Helebrant and Tatarevic flew alone for a few more operations, diving through the canyons,
strafing the retreating enemy in hazardous low – level missions, through heavy flak.
Lucky they survived two days in this style before they both lost orientation and make
forced –landings far from their base. One machine ( Helebrant`s 2103) was later
repaired. It is interesting to note that the last air operation against the German army
was made on May 28, 1945, when a Stuka, escorted by Me–109 G–10s, bombed some troops
who had refused to surrender. Shortly after that, the war finally ended.
After the war, 17 Gustavs were concentrated at the Zagreb and Belgrade
airfields.

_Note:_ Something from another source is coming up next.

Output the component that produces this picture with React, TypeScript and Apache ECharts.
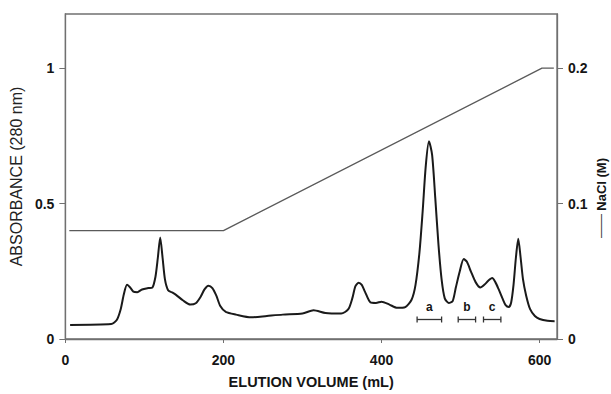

They were not used until 1947, when Yugoslavia received 59 more Messersmiths
(mostly G–2, G–10 and G–12 variants) plus 15 spare engines in exchange for a large
number of metal tail surfaces for Bulgarian IL–2 Sturmoviks. All these aircraft were
transported to Zagreb where they were repaired, checked over and painted. Gustavs formed
the 83rd Fighter Wing based at Cerklje airfield. This Wing also gave a number of their
Gustavs to the newly –formed 172nd Fighter Wing, based on the same airfield.
As the dangerous
years went by, the Gustavs were not written off. Training of young pilots started on nine
aircraft, three of them two - seaters. On November 16, 1950, the 172nd, its training
completed, moved to the Adriatic coast at the Zemunik airfield near Zadar. The 83rd and
172nd both flew Gustavs on patrol sorties alongside the Italian frontier during
confrontation with Italy for the free zone of Trieste. Each wing flew 50 hours daily with
few accidents. In August 1952, the preparations were made for receiving new fighter types,
and so the Gustavs were gradually withdrawn from active service.
During their service
life with the JRV (Jugoslovensko Ratno Vazduhoplovstvo) all the Gustavs underwent some
changes. Radio sets were exchanged in favor of the ARS-10 type for compatibility with all
other Soviet – built aircraft. Photo versions received a new camera, the K –24. On a
number of training aircraft a gun camera G–45 was fitted to aid in combat training and
dummy dogfights while the first – aid kit was moved closer to the cockpit. It is
interesting to note that all G–12 two seaters had the so - called “Galland hood”
fitted over the second seat. This modification was probably carried out while the machines
served with the Bulgarians.
Today, two examples
of the Me-109 G exist in Yugoslavia. One restored by the Air and Space Museum, and the
other, a G–10, is awaiting restoration.